Semiconductor Nanowires (NWs) will play a key role for next generation electronic, photonic, sensor and energy device applications. These one-dimensional nanostructures offer new functionalities due to their unique surface-to-volume ratio, reduced density of states and modified charge carrier dynamics. This allows additional control of electronic, optical and thermal properties not feasible in conventional planar thin film technology. Unlike planar heterostructures, the materials that can be combined is much broader, allowing e.g. highly luminescent III-V materials to be grown in a NW geometry on silicon substrates.

2D materials

Two-dimensional (2D) materials are particularly suited for optoelectronic experiments. The materials are atomically thin and some of them, such as monolayer MoS2, exhibit a direct band gap in the visual spectral range. 2D materials can be laterally structured to functional circuits down to few nanometers, a scale fundamentally limited only by the materials’ Bohr radius. We investigate the non-equilibrium charge, valley, and spin properties in the materials ranging from single exciton to many-body phenomena.

Atomic layer deposition

Atomic layer deposition (ALD) has emerged as a powerful method to precisely synthesize conformal thin films, even over high aspect ratio nano- and meso-structures. Self-limiting surface reactions and low deposition temperatures allow fabrication of novel interfaces and materials that are not accessible by other methods.

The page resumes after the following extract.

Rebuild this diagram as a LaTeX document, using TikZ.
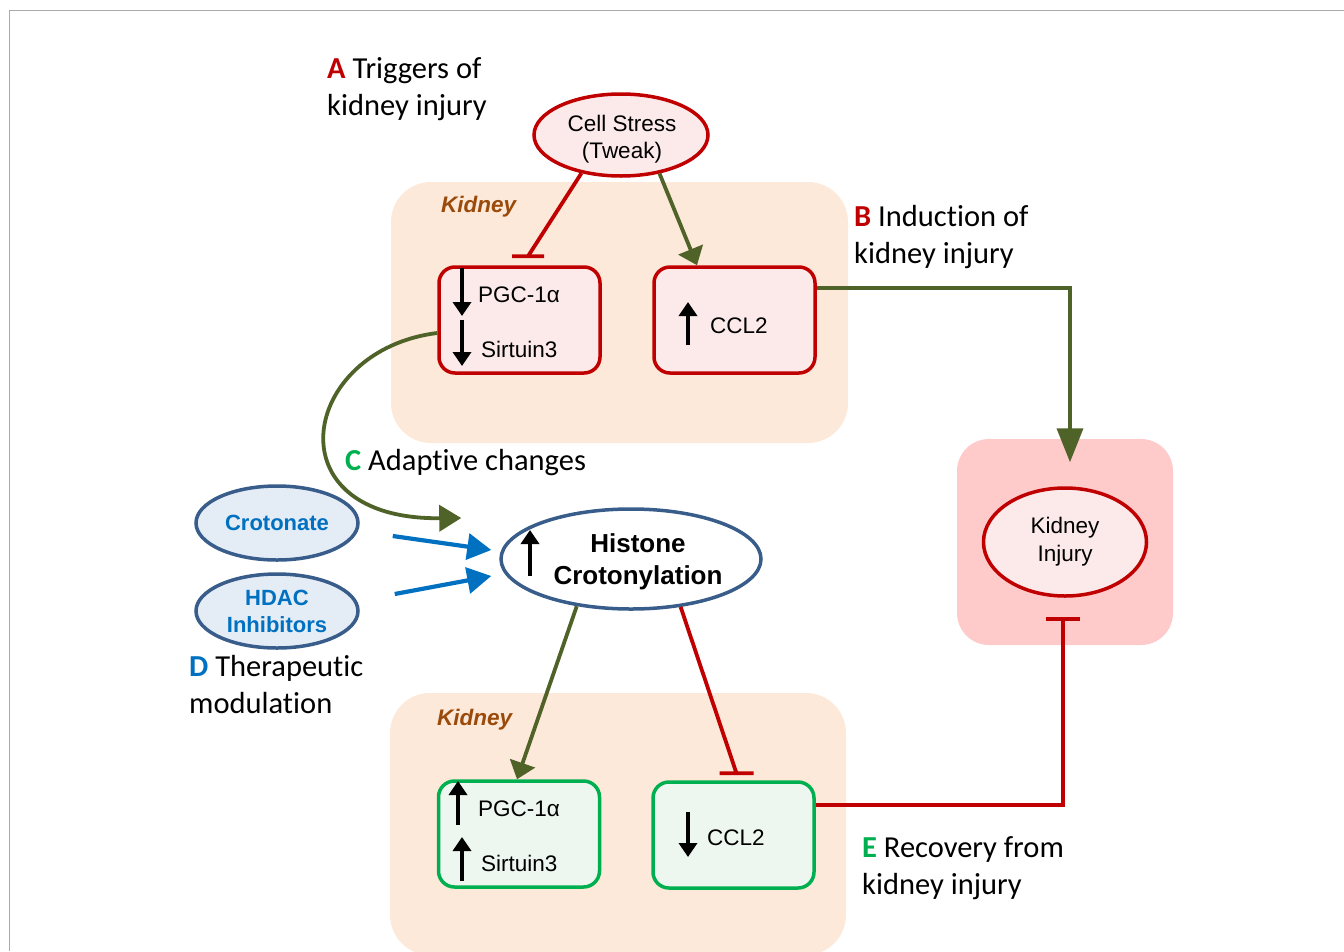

In our work, we create and study the properties of ALD generated heterojunctions, functional interfaces, and disorder-controlled catalysts.

Topological materials

Topological materials are quantum materials where the electron and spin properties are dominated by topology. Particularly, three-dimensional topological insulators are a class of Dirac materials with two-dimensional metallic surface states featuring spin-momentum locking, i.e., each momentum vector is associated with a spin locked perpendicularly to it in the surface plane. We implement such materials as thin as only a few atomic layers into nanoscale circuits.

Defects

Defects critically determine the behavior of electronic materials and devices. We develop highly sensitive techniques to study defects based on combinations of electron spin resonance and transport measurements (electrically detected magnetic resonance), allowing us to observe as few as 50 defects and to understand their dynamics.